EXERCISE: For the data below, report the number of lines that contain the string "page" and nothing else.

THE DATA:

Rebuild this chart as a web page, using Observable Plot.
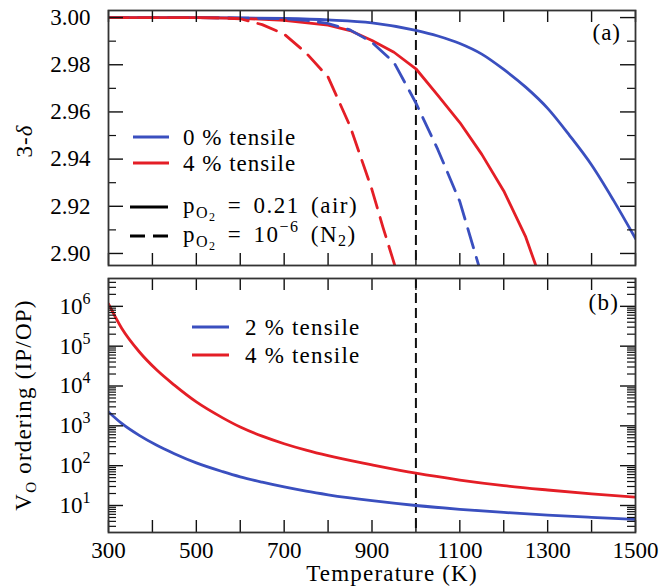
<!DOCTYPE html>
<html><head><meta charset="utf-8">
<script src="https://cdn.jsdelivr.net/npm/d3@7"></script>
<script src="https://cdn.jsdelivr.net/npm/@observablehq/plot@0.6"></script>
<style>
body{margin:0;background:#fff;}
#chart{position:relative;width:671px;height:587px;font-family:'Liberation Serif',serif;}
#chart svg{position:absolute;left:0;overflow:visible;}
</style></head><body><div id="chart"></div>
<script>
// ---------- Panel (a): 3-delta vs temperature ----------
const blueAirT = [300,400,500,600,700,800,900,1000,1050,1100,1150,1200,1250,1300,1350,1400,1450,1500];
const blueAirV = [3.0000,3.0000,3.0000,2.9999,2.9996,2.9990,2.9978,2.9946,2.9922,2.9890,2.9845,2.9780,2.9705,2.9615,2.9500,2.9375,2.9225,2.9063];
const blueN2T = [300,400,500,600,700,750,800,850,900,950,1000,1050,1100,1143];
const blueN2V = [3.0000,3.0000,3.0000,2.9998,2.9995,2.9988,2.9975,2.9948,2.9895,2.9810,2.9638,2.9440,2.9220,2.8949];
const redAirT = [300,400,500,600,700,800,850,900,950,1000,1050,1100,1150,1200,1250,1273];
const redAirV = [3.0000,3.0000,3.0000,2.9997,2.9988,2.9968,2.9945,2.9903,2.9853,2.9783,2.9670,2.9555,2.9420,2.9265,2.9070,2.8949];
const redN2T = [300,400,500,550,600,650,700,750,800,850,900,925,952];
const redN2V = [3.0000,3.0000,3.0000,2.9999,2.9995,2.9970,2.9930,2.9850,2.9748,2.9540,2.9270,2.9111,2.8949];

// ---------- Panel (b): VO ordering (IP/OP) vs temperature ----------
const ordT = [300,330,370,410,450,500,560,600,650,700,750,800,900,1000,1100,1200,1300,1400,1500];
const ord2 = [2239,1148,575,324,200,117.5,70.8,52.5,38.5,29.2,22.9,18.6,13.2,10.0,8.04,6.71,5.75,5.05,4.50];
const ord4 = [1148000,282000,72400,25100,10500,3980,1585,933,550,355,245,178,105,64.6,43.6,31.6,24.5,19.5,16.2];

// ---------- ticks ----------
const xTicks = [300,400,500,600,700,800,900,1000,1100,1200,1300,1400,1500];
const xLabels = [300,500,700,900,1100,1300,1500];
const yMajorA = [2.90,2.92,2.94,2.96,2.98,3.00];
const yMinorA = [2.91,2.93,2.95,2.97,2.99];
const yDecades = [1e1,1e2,1e3,1e4,1e5,1e6];
const yMinorB = [];
for (let e = 0; e <= 6; e++) for (let m = 2; m <= 9; m++) { const v = m * 10 ** e; if (v > 2.1 && v < 5e6) yMinorB.push(v); }
const markerT = [1000];

const BLUE = "#3a4fbf", RED = "#e41e26", INK = "#111";
const FONT = "'Liberation Serif', serif";
const W = 671, ML = 108, MR = 36, PW = W - ML - MR;
const toRows = (T, V) => T.map((t, i) => ({T: t, v: V[i]}));

function ticksY(major, minor, ph) {
  return [
    Plot.tickY(major, {y: d => d, insetRight: PW - 15, stroke: INK, strokeWidth: 1.4}),
    Plot.tickY(major, {y: d => d, insetLeft: PW - 15, stroke: INK, strokeWidth: 1.4}),
    Plot.tickY(minor, {y: d => d, insetRight: PW - 8, stroke: INK, strokeWidth: 1.2}),
    Plot.tickY(minor, {y: d => d, insetLeft: PW - 8, stroke: INK, strokeWidth: 1.2}),
    Plot.tickX(xTicks, {x: d => d, insetTop: ph - 12, stroke: INK, strokeWidth: 1.4}),
    Plot.tickX(xTicks, {x: d => d, insetBottom: ph - 12, stroke: INK, strokeWidth: 1.4})
  ];
}

const HA = 272, MTA = 10, MBA = 7;
const plotA = Plot.plot({
  width: W, height: HA, marginTop: MTA, marginBottom: MBA, marginLeft: ML, marginRight: MR,
  style: {fontFamily: FONT, fontSize: "23px", color: "#000", background: "transparent"},
  x: {domain: [300, 1500], axis: null},
  y: {domain: [2.8949, 3.003]},
  marks: [
    Plot.ruleX(markerT, {x: d => d, stroke: INK, strokeWidth: 2, strokeDasharray: "10,5"}),
    Plot.line(toRows(blueAirT, blueAirV), {x: "T", y: "v", stroke: BLUE, strokeWidth: 2.8, curve: "monotone-x", clip: true}),
    Plot.line(toRows(redAirT, redAirV), {x: "T", y: "v", stroke: RED, strokeWidth: 2.8, clip: true}),
    Plot.line(toRows(blueN2T, blueN2V), {x: "T", y: "v", stroke: BLUE, strokeWidth: 2.8, strokeDasharray: "20,10", clip: true}),
    Plot.line(toRows(redN2T, redN2V), {x: "T", y: "v", stroke: RED, strokeWidth: 2.8, strokeDasharray: "20,10", clip: true}),
    ...ticksY(yMajorA, yMinorA, HA - MTA - MBA),
    Plot.axisY(yMajorA, {tickSize: 0, tickPadding: 18, tickFormat: d => d.toFixed(2), label: null}),
    Plot.frame({stroke: "#333", strokeWidth: 1.8})
  ]
});

const HB = 317, MTB = 8, MBB = 55;
const plotB = Plot.plot({
  width: W, height: HB, marginTop: MTB, marginBottom: MBB, marginLeft: ML, marginRight: MR,
  style: {fontFamily: FONT, fontSize: "23px", color: "#000", background: "transparent"},
  x: {domain: [300, 1500]},
  y: {type: "log", domain: [2.1, 5e6]},
  marks: [
    Plot.ruleX(markerT, {x: d => d, stroke: INK, strokeWidth: 2, strokeDasharray: "10,5"}),
    Plot.line(toRows(ordT, ord2), {x: "T", y: "v", stroke: BLUE, strokeWidth: 2.8, curve: "monotone-x", clip: true}),
    Plot.line(toRows(ordT, ord4), {x: "T", y: "v", stroke: RED, strokeWidth: 2.8, curve: "monotone-x", clip: true}),
    ...ticksY(yDecades, yMinorB, HB - MTB - MBB),
    Plot.axisY(yDecades, {tickSize: 0, tickPadding: 18, tickFormat: d => "10|" + Math.round(Math.log10(d)), label: null}),
    Plot.axisX(xLabels, {tickSize: 0, tickPadding: 9, tickFormat: d => String(d), label: null}),
    Plot.frame({stroke: "#333", strokeWidth: 1.8})
  ]
});

const chart = document.getElementById("chart");
plotA.style.top = "0px";
plotB.style.top = "270px";
chart.appendChild(plotA);
chart.appendChild(plotB);

// superscript exponents on log labels
d3.select(plotB).selectAll('g[aria-label="y-axis tick label"] text').each(function() {
  const t = d3.select(this); const s = t.text();
  if (!s.includes("|")) return;
  const [b, e] = s.split("|");
  t.text(b);
  t.append("tspan").attr("dy", -10).attr("font-size", 16).text(e);
});

// ---------- annotations (a) ----------
const ga = d3.select(plotA).append("g").attr("font-family", FONT).attr("font-size", 23)
  .attr("fill", "#000").attr("text-anchor", "start").attr("letter-spacing", "1px");
ga.append("text").attr("transform", "translate(32,141) rotate(-90)").attr("text-anchor", "middle")
  .call(t => { t.append("tspan").text("3-"); t.append("tspan").attr("font-style", "italic").text("δ"); });
ga.append("text").attr("x", 621).attr("y", 40).attr("text-anchor", "end").text("(a)");
const legA = [
  {y: 137, color: BLUE, label: "0 % tensile"},
  {y: 163, color: RED, label: "4 % tensile"}
];
legA.forEach(d => {
  ga.append("line").attr("x1", 133).attr("x2", 169).attr("y1", d.y).attr("y2", d.y).attr("stroke", d.color).attr("stroke-width", 3);
  ga.append("text").attr("x", 183).attr("y", d.y + 8).text(d.label);
});
ga.append("line").attr("x1", 130).attr("x2", 168).attr("y1", 207).attr("y2", 207).attr("stroke", "#000").attr("stroke-width", 3);
ga.append("line").attr("x1", 130).attr("x2", 168).attr("y1", 236).attr("y2", 236).attr("stroke", "#000").attr("stroke-width", 3).attr("stroke-dasharray", "15,8");
function pO2(y) {
  const t = ga.append("text").attr("x", 183).attr("y", y).attr("letter-spacing", "1.5px").attr("word-spacing", "4px");
  t.append("tspan").text("p");
  t.append("tspan").attr("dy", 5).attr("font-size", 16).text("O");
  t.append("tspan").attr("dy", 3).attr("font-size", 12).text("2");
  return t;
}
pO2(213).append("tspan").attr("dy", -8).text(" = 0.21 (air)");
const t2 = pO2(242);
t2.append("tspan").attr("dy", -8).text(" = 10");
t2.append("tspan").attr("dy", -10).attr("font-size", 16).text("−6");
t2.append("tspan").attr("dy", 10).text(" (N");
t2.append("tspan").attr("dy", 4).attr("font-size", 16).text("2");
t2.append("tspan").attr("dy", -4).text(")");

// ---------- annotations (b) ----------
const gb = d3.select(plotB).append("g").attr("font-family", FONT).attr("font-size", 23)
  .attr("fill", "#000").attr("text-anchor", "start").attr("letter-spacing", "1.2px");
gb.append("text").attr("transform", "translate(31,135) rotate(-90)").attr("text-anchor", "middle")
  .call(t => {
    t.append("tspan").text("V");
    t.append("tspan").attr("dy", 5).attr("font-size", 15).text("O");
    t.append("tspan").attr("dy", -5).text(" ordering (IP/OP)");
  });
gb.append("text").attr("x", 619).attr("y", 40).attr("text-anchor", "end").text("(b)");
gb.append("text").attr("x", 392).attr("y", 311).attr("text-anchor", "middle").text("Temperature (K)");
const legB = [
  {y: 57, color: BLUE, label: "2 % tensile"},
  {y: 85, color: RED, label: "4 % tensile"}
];
legB.forEach(d => {
  gb.append("line").attr("x1", 192).attr("x2", 229).attr("y1", d.y).attr("y2", d.y).attr("stroke", d.color).attr("stroke-width", 3);
  gb.append("text").attr("x", 245).attr("y", d.y + 8).text(d.label);
});
</script></body></html>
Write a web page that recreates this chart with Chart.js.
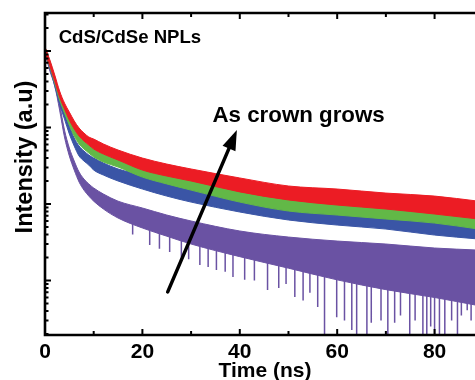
<!DOCTYPE html>
<html>
<head>
<meta charset="utf-8">
<script src="https://cdn.jsdelivr.net/npm/chart.js@4/dist/chart.umd.min.js"></script>
<style>
  html, body { margin: 0; padding: 0; background: #fff; overflow: hidden; }
  canvas { display: block; }
</style>
</head>
<body>
<canvas id="decayChart" width="475" height="380"></canvas>
<script>
// time axis (ns) shared by all traces
const times = [0, 1, 2, 3, 4, 5, 6, 7, 8, 9, 10, 12, 15, 20, 25, 30, 40, 50, 60, 70, 80, 89];

// upper / lower edge of each noisy trace (a.u.)
const redHi    = [1128, 763, 486, 300, 209, 159, 122, 98.5, 84.8, 75.1, 70.7, 60.9, 50.8, 39.9, 33.3, 28.7, 21.9, 17.2, 15.7, 13.9, 12.7, 10.9];
const redLo    = [942, 637, 405, 250, 175, 125, 95.6, 77.4, 66.6, 59.0, 52.4, 45.0, 37.6, 27.8, 23.2, 20.0, 14.4, 11.3, 9.7, 8.6, 7.4, 6.37];
const greenHi  = [1128, 740, 457, 274, 185, 137, 98.5, 77.4, 66.6, 59.0, 52.4, 45.0, 38.7, 30.5, 24.7, 20.6, 15.2, 11.6, 10.3, 9.14, 8.6, 7.18];
const greenLo  = [942, 618, 382, 229, 155, 108, 77.4, 60.9, 52.4, 46.4, 41.2, 35.4, 30.5, 22.5, 18.3, 15.2, 10.6, 8.1, 7.18, 6.37, 5.64, 4.71];
const blueHi   = [1128, 718, 418, 243, 155, 105, 72.9, 57.3, 49.3, 43.7, 39.9, 34.4, 28.7, 23.9, 19.4, 16.2, 12.7, 10.0, 8.6, 7.63, 6.76, 6.0];
const blueLo   = [942, 599, 349, 203, 129, 82.2, 57.3, 42.4, 36.5, 32.3, 27.8, 23.9, 20.0, 15.7, 12.7, 10.6, 7.86, 6.18, 5.31, 4.71, 3.93, 3.49];
const purpleHi = [1128, 637, 418, 203, 92.8, 54.0, 36.5, 26.2, 21.2, 18.3, 16.2, 13.5, 10.9, 8.87, 7.18, 6.0, 4.44, 3.7, 3.28, 3.0, 2.66, 2.5];
const purpleLo = [942, 548, 349, 169, 75.1, 42.4, 27.8, 19.4, 15.2, 12.7, 10.9, 8.6, 6.56, 4.86, 3.8, 3.0, 2.05, 1.45, 1.02, 0.76, 0.6, 0.47];

// downward noise spikes of the purple trace
const spikeTimes = [18.0, 21.5, 23.5, 25.6, 28.0, 29.5, 31.8, 33.5, 35.2, 37.0, 38.6, 41.0, 43.0, 45.7, 48.0, 49.5, 51.3, 53.0, 54.4, 56.0, 57.4,
                    59.9, 61.5, 63.0, 64.0, 66.1, 67.0, 69.0, 70.4, 71.8, 73.0, 74.9, 76.0, 77.6, 78.4, 79.2, 80.0, 81.0, 82.1, 83.5, 84.7, 85.5, 86.7, 87.5];
const spikeTops  = [6.0, 5.0, 4.5, 4.0, 3.5, 3.3, 3.0, 2.9, 2.8, 2.6, 2.5, 2.4, 2.3, 2.2, 2.0, 2.0, 2.0, 1.9, 1.8, 1.6, 1.5,
                    1.5, 1.4, 1.3, 1.3, 1.2, 1.2, 1.2, 1.1, 1.1, 1.1, 1.0, 1.0, 1.0, 1.0, 1.0, 1.0, 0.9, 0.9, 0.9, 0.9, 0.9, 0.9, 0.9];
const spikeLows  = [4.0, 2.91, 2.6, 2.36, 2.0, 1.9, 1.60, 1.5, 1.37, 1.3, 1.11, 1.02, 1.0, 0.75, 0.8, 0.9, 0.61, 0.55, 0.69, 0.45, 0.19,
                    0.33, 0.3, 0.225, 0.19, 0.19, 0.28, 0.3, 0.19, 0.28, 0.35, 0.19, 0.3, 0.19, 0.19, 0.25, 0.19, 0.19, 0.19, 0.3, 0.19, 0.35, 0.41, 0.3];

// axis ticks
const xTickLabels = [0, 20, 40, 60, 80];
const xMinorTicks = [10, 30, 50, 70];
const yDecades = [0.1, 1, 10, 100, 1000];

const FONT = '"Liberation Sans", Arial, sans-serif';

function toPoints(arr) {
  return arr.map((v, i) => ({ x: times[i], y: v }));
}

function band(hi, lo, color) {
  return [
    { data: toPoints(hi), borderColor: color, borderWidth: 1, backgroundColor: color, fill: false },
    { data: toPoints(lo), borderColor: color, borderWidth: 1, backgroundColor: color, fill: '-1' }
  ];
}

const spikePoints = [];
spikeTimes.forEach((t, i) => {
  spikePoints.push({ x: t, y: spikeTops[i] });
  spikePoints.push({ x: t, y: spikeLows[i] });
  spikePoints.push({ x: t, y: null });
});

// frame, inward ticks, labels and the arrow annotation
const framePlugin = {
  id: 'frame',
  afterDatasetsDraw(chart) {
    const { ctx, chartArea: a, scales: { x, y } } = chart;
    ctx.save();
    ctx.strokeStyle = '#000';
    ctx.fillStyle = '#000';

    // ticks on bottom and top
    ctx.lineWidth = 2;
    ctx.beginPath();
    xTickLabels.concat(xMinorTicks).forEach(t => {
      if (t === 0) return;
      const px = x.getPixelForValue(t);
      const len = xTickLabels.includes(t) ? 6 : 4;
      ctx.moveTo(px, a.bottom); ctx.lineTo(px, a.bottom - len);
      ctx.moveTo(px, a.top); ctx.lineTo(px, a.top + len);
    });
    // log ticks on left
    yDecades.forEach(d => {
      for (let m = 1; m <= 9; m++) {
        const v = m * d;
        if (v < y.min || v > y.max) continue;
        const py = y.getPixelForValue(v);
        const len = m === 1 ? 6 : 3.5;
        ctx.moveTo(a.left, py); ctx.lineTo(a.left + len, py);
      }
    });
    ctx.stroke();

    // frame
    ctx.lineWidth = 2.6;
    ctx.beginPath();
    ctx.moveTo(a.right + 5, a.top);
    ctx.lineTo(a.left, a.top);
    ctx.lineTo(a.left, a.bottom);
    ctx.lineTo(a.right + 5, a.bottom);
    ctx.stroke();

    // x tick labels
    ctx.font = 'bold 21px ' + FONT;
    ctx.textAlign = 'center';
    ctx.textBaseline = 'alphabetic';
    xTickLabels.forEach(t => ctx.fillText(String(t), x.getPixelForValue(t), a.bottom + 23));

    // axis titles
    ctx.fillText('Time (ns)', 265, 377);
    ctx.save();
    ctx.translate(32, 157);
    ctx.rotate(-Math.PI / 2);
    ctx.font = 'bold 23.5px ' + FONT;
    ctx.fillText('Intensity (a.u)', 0, 0);
    ctx.restore();

    // in-plot labels
    ctx.textAlign = 'left';
    ctx.font = 'bold 18.6px ' + FONT;
    ctx.fillText('CdS/CdSe NPLs', x.getPixelForValue(2.8), y.getPixelForValue(1273));
    ctx.font = 'bold 22.3px ' + FONT;
    ctx.fillText('As crown grows', x.getPixelForValue(34.4), y.getPixelForValue(118));

    // arrow
    const x0 = x.getPixelForValue(25.2), y0 = y.getPixelForValue(0.71);
    const x1 = x.getPixelForValue(39.4), y1 = y.getPixelForValue(92.7);
    const ang = Math.atan2(y1 - y0, x1 - x0);
    const headLen = 20, headW = 7;
    const bx = x1 - headLen * Math.cos(ang), by = y1 - headLen * Math.sin(ang);
    ctx.lineWidth = 3.5;
    ctx.lineCap = 'round';
    ctx.beginPath();
    ctx.moveTo(x0, y0);
    ctx.lineTo(bx, by);
    ctx.stroke();
    ctx.beginPath();
    ctx.moveTo(x1, y1);
    ctx.lineTo(bx + headW * Math.sin(ang), by - headW * Math.cos(ang));
    ctx.lineTo(bx - headW * Math.sin(ang), by + headW * Math.cos(ang));
    ctx.closePath();
    ctx.fill();

    ctx.restore();
  }
};

new Chart(document.getElementById('decayChart'), {
  type: 'line',
  data: {
    datasets: [
      ...band(redHi, redLo, '#ec1c24'),
      ...band(greenHi, greenLo, '#62b847'),
      ...band(blueHi, blueLo, '#3a55a6'),
      ...band(purpleHi, purpleLo, '#6a52a3'),
      { data: spikePoints, borderColor: '#6a52a3', borderWidth: 1.5, fill: false, spanGaps: false, tension: 0 }
    ]
  },
  options: {
    responsive: false,
    animation: false,
    devicePixelRatio: 1,
    layout: { padding: { left: 45, top: 13, right: 0, bottom: 45 } },
    elements: {
      point: { radius: 0 },
      line: { cubicInterpolationMode: 'monotone' }
    },
    plugins: {
      legend: { display: false },
      tooltip: { enabled: false }
    },
    scales: {
      x: { type: 'linear', min: 0, max: 88.3, display: false },
      y: { type: 'logarithmic', min: 0.194, max: 3141, display: false }
    }
  },
  plugins: [framePlugin]
});
</script>
</body>
</html>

ANSWER TO THE PROBLEM: 2